Kenya grabbed headlines in 2017 when it banned single-use plastic bags. This was celebrated as one of the sternest in the world.

The move was preceded by the country's decision to sign the Clean Seas Initiative, making it one of the first African nations to commit to limiting plastic in its waterways.

Currently, the success rate of the ban is recorded at approximately 80 per cent in the fight against plastic pollution, according to National Environment Management Authority.

However, plastic pollution remains one of the biggest threats to environment. Stakeholders want a speed up in ending plastic pollution while implementing existing laws and policies that govern plastic pollution. This is amid concerns that the country lacks the infrastructure to manage biodegradable and nondegradable wastes.

According to the latest report by the UN Environment Programme (Unep) Global plastic pollution could be slashed by 80 percent by 2040. The agency stated the changes needed are major, but are also practical and affordable.

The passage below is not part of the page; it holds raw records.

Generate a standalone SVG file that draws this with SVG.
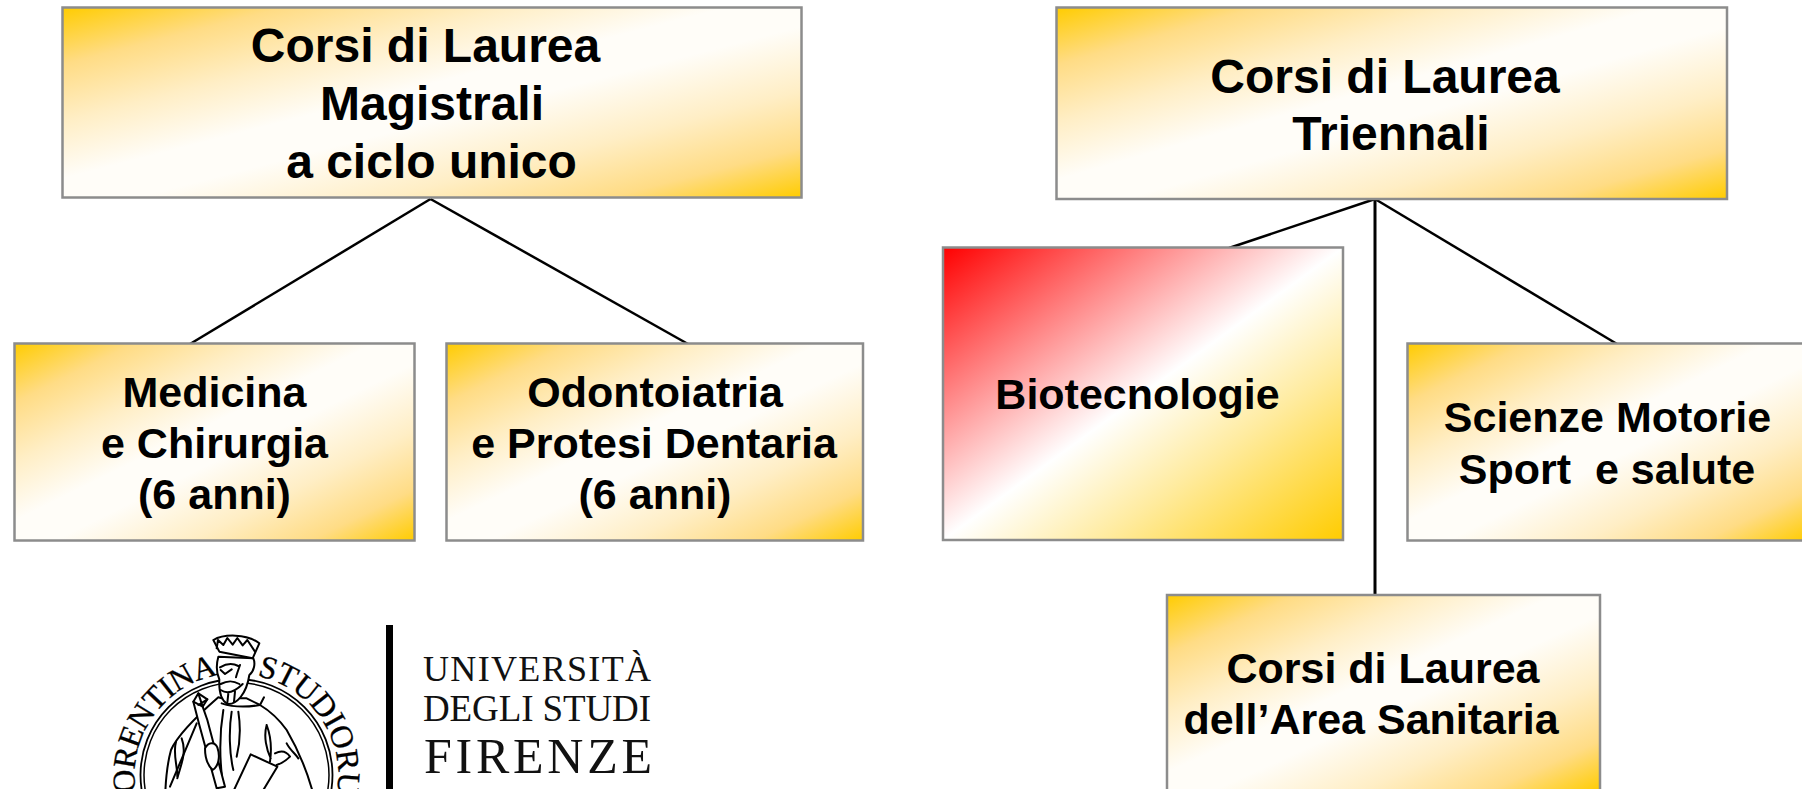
<svg xmlns="http://www.w3.org/2000/svg" width="1802" height="789" viewBox="0 0 1802 789">
<style>
.box{stroke:#8c8c8c;stroke-width:2.5;fill:url(#gold)}
.t{font-family:"Liberation Sans",Arial,sans-serif;font-weight:700;fill:#000;text-anchor:middle;white-space:pre}
.t48{font-size:48px}
.t42{font-size:43px}
.conn{stroke:#000;stroke-width:2.5;fill:none}
.uni{font-family:"Liberation Serif","Times New Roman",serif;fill:#111}
.seal{font-family:"Liberation Serif","Times New Roman",serif;fill:#000;stroke:#000;stroke-width:.3;font-size:32px}
.ink{fill:none;stroke:#000;stroke-width:6;stroke-linejoin:round;stroke-linecap:round}
.inkf{fill:#fff;stroke:#000;stroke-width:6;stroke-linejoin:round;stroke-linecap:round}
</style>
<defs>
<linearGradient id="gold" x1="0" y1="0" x2="1" y2="1">
<stop offset="0" stop-color="#ffcc00"/><stop offset=".15" stop-color="#ffdc85"/><stop offset=".3" stop-color="#ffeec5"/><stop offset=".45" stop-color="#fffdf8"/><stop offset=".55" stop-color="#fffdf8"/><stop offset=".72" stop-color="#ffeec5"/><stop offset=".87" stop-color="#ffdc85"/><stop offset="1" stop-color="#ffcc00"/>
</linearGradient>
<linearGradient id="redgold" x1="0" y1="0" x2="1" y2="1">
<stop offset="0" stop-color="#ff0000"/><stop offset=".25" stop-color="#ff8080"/><stop offset=".5" stop-color="#fff"/><stop offset=".7" stop-color="#ffeb9e"/><stop offset="1" stop-color="#ffcc00"/>
</linearGradient>
<path id="arcL" d="M136 792A102 102 0 0 1 214 676"/>
<path id="arcR" d="M257 676A102 102 0 0 1 337 792"/>
</defs>
<rect width="1802" height="789" fill="#fff"/>
<g id="connectors">
<line class="conn" x1="430.500" y1="199" x2="190" y2="344"/>
<line class="conn" x1="430.500" y1="199" x2="688" y2="344"/>
<line class="conn" x1="1375" y1="199" x2="1229" y2="248"/>
<line class="conn" x1="1375" y1="199" x2="1617" y2="344"/>
<line class="conn" style="stroke-width:3" x1="1375" y1="199" x2="1375" y2="596"/>
</g>
<g id="node-magistrali">
<rect class="box" x="62.500" y="7.500" width="739" height="190"/>
<text class="t t48" x="425.500" y="62">Corsi di Laurea</text>
<text class="t t48" x="432" y="120">Magistrali</text>
<text class="t t48" x="431.500" y="177.500">a ciclo unico</text>
</g>
<g id="node-medicina">
<rect class="box" x="14.500" y="343.500" width="400" height="197"/>
<text class="t t42" x="214.500" y="406.500">Medicina</text>
<text class="t t42" x="214.500" y="457.500">e Chirurgia</text>
<text class="t t42" x="214.500" y="508.500">(6 anni)</text>
</g>
<g id="node-odontoiatria">
<rect class="box" x="446.500" y="343.500" width="416.500" height="197"/>
<text class="t t42" x="655" y="406.500">Odontoiatria</text>
<text class="t t42" x="654" y="457.500">e Protesi Dentaria</text>
<text class="t t42" x="655" y="508.500">(6 anni)</text>
</g>
<g id="node-triennali">
<rect class="box" x="1056.500" y="7.500" width="670.500" height="191.500"/>
<text class="t t48" x="1385" y="93">Corsi di Laurea</text>
<text class="t t48" x="1391" y="150">Triennali</text>
</g>
<g id="node-biotecnologie">
<rect class="box" style="fill:url(#redgold)" x="943" y="247.500" width="400" height="292.500"/>
<text class="t t42" x="1137.500" y="409">Biotecnologie</text>
</g>
<g id="node-scienze">
<rect class="box" x="1407.500" y="343.500" width="401" height="197"/>
<text class="t t42" x="1607.500" y="431.500">Scienze Motorie</text>
<text class="t t42" x="1607" y="483.500" xml:space="preserve">Sport  e salute</text>
</g>
<g id="node-sanitaria">
<rect class="box" x="1167" y="595" width="433" height="197"/>
<text class="t t42" x="1383" y="683">Corsi di Laurea</text>
<text class="t t42" x="1371" y="734">dell’Area Sanitaria</text>
</g>
<g id="logo">
<rect x="386" y="625" width="7" height="164" fill="#000"/>
<text class="uni" x="423" y="681" font-size="36" textLength="228" lengthAdjust="spacing">UNIVERSITÀ</text>
<text class="uni" x="423" y="721" font-size="37" textLength="228" lengthAdjust="spacing">DEGLI STUDI</text>
<text class="uni" x="424" y="773" font-size="50" textLength="228" lengthAdjust="spacing">FIRENZE</text>
<text class="seal"><textPath href="#arcL" textLength="158" lengthAdjust="spacing">ORENTINA</textPath></text>
<text class="seal"><textPath href="#arcR" textLength="158" lengthAdjust="spacing">STUDIORU</textPath></text>
<circle cx="236.500" cy="775" r="96" fill="none" stroke="#000" stroke-width="1.800"/>
<circle cx="236.500" cy="775" r="92.500" fill="none" stroke="#000" stroke-width="1.500"/>
<g transform="translate(90 610) scale(.33333)">
<path class="inkf" d="M385 262C330 310 265 370 243 420C232 460 228 500 226 545L668 545C650 480 625 420 590 360C565 325 535 300 510 285L470 265L395 265Z"/>
<path class="ink" d="M258 395C248 430 262 465 262 500M275 385C292 430 270 470 262 505M400 300C390 360 388 430 396 500M425 305C416 360 418 430 430 480M445 305C452 350 450 400 440 440M530 345C520 380 530 420 542 445M530 345C545 385 545 420 540 455M590 400C600 420 615 430 625 445"/>
<path class="inkf" d="M385 140C378 165 380 190 388 208C386 250 395 272 412 282C440 285 470 250 478 195C492 185 497 160 490 145Z"/>
<path class="ink" d="M390 172C410 160 430 160 445 168M450 165C445 180 440 192 438 202M392 180L405 192L425 178M392 222C415 210 430 212 448 222M392 240C410 252 430 250 458 222M415 250L412 278M435 245L432 275M395 280C430 292 470 292 510 285L522 262"/>
<path class="inkf" d="M370 90C400 72 470 70 508 100L488 145L388 125Z"/>
<path class="ink" d="M380 115L384 90L400 105L412 84L428 104L442 84L458 106L472 90L495 125"/>
<path class="inkf" d="M310 275L325 250L352 268L338 290L352 330L405 530L380 535L328 345Z"/>
<path class="ink" d="M325 250L338 290M310 275L338 290M352 268L325 285"/>
<path class="inkf" d="M345 415C355 395 375 395 382 412C392 440 385 470 368 480C352 465 345 440 345 415Z"/>
<path class="inkf" d="M482 433L562 470L520 540L432 540Z"/>
<path class="ink" d="M555 430C575 420 590 425 600 440C590 450 575 460 560 465M240 530L320 340"/>
</g>
</g>
</svg>
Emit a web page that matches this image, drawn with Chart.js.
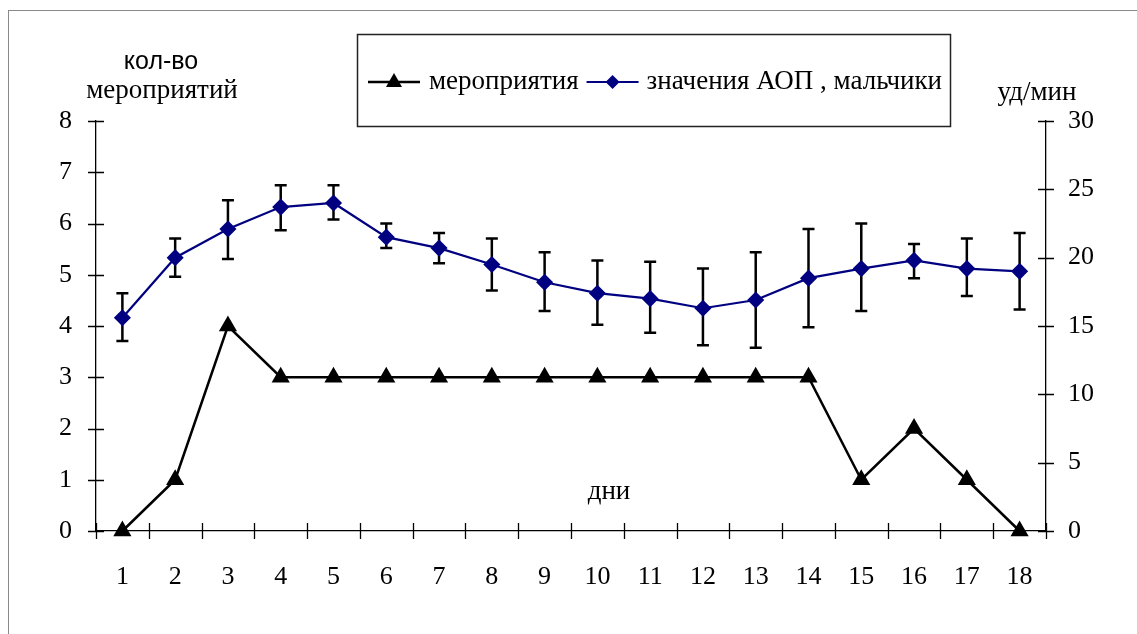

The first step is to eliminate unnecessary plastics, such as excessive packaging, the report said. The next steps are to increase the reuse of plastics, such as refillable bottles, boost recycling and replace plastics with greener alternatives.

Such a shift, driven by government policies and changes in the plastic industry, would mean plastic pollution would drop to about 40m tons in 2040, rather than 227m tons if no action is taken.

The changes would bring benefits worth trillions of dollars between now and 2040, the report revealed, by reducing the damage caused by plastics to health, the climate and the environment.

The report indicated that people consume microplastics via food and water, as well as breathing them in, and the particles have been found in people's blood and breast milk.

In March 2022, 193 countries agreed to end plastic pollution, with negotiations on a legally binding agreement by 2024 now underway, hosted by Unep. The second round of negotiations starts on 29 May.

"The way we produce, use and dispose of plastics is polluting ecosystems, creating risks for human health and destabilising the climate," said Inger Andersen, UNEP's executive director. "This report lays out a roadmap to dramatically reduce these risks through adopting a circular approach that keeps plastics out of ecosystems, out of our bodies and in the economy.

"Crucially, the report demonstrates that the transformation would provide economic and social wins. Governments and the private sector would save money and hundreds of thousands of new jobs would be created," she said.

The report estimated that the increased reuse of plastics could reduce 30 percent of plastic pollution by 2040, with measures including deposit-return schemes for containers.

Andersen said the report was intended to inform the countries negotiating a global plastic treaty of the options available. She said she was optimistic that a global deal could be reached in 2024.

"There will still be a need for plastic," she said. "But we need to rethink where we're using it and how we're using it so that much more of it is reused and recycled] and a lot less is merely single-use."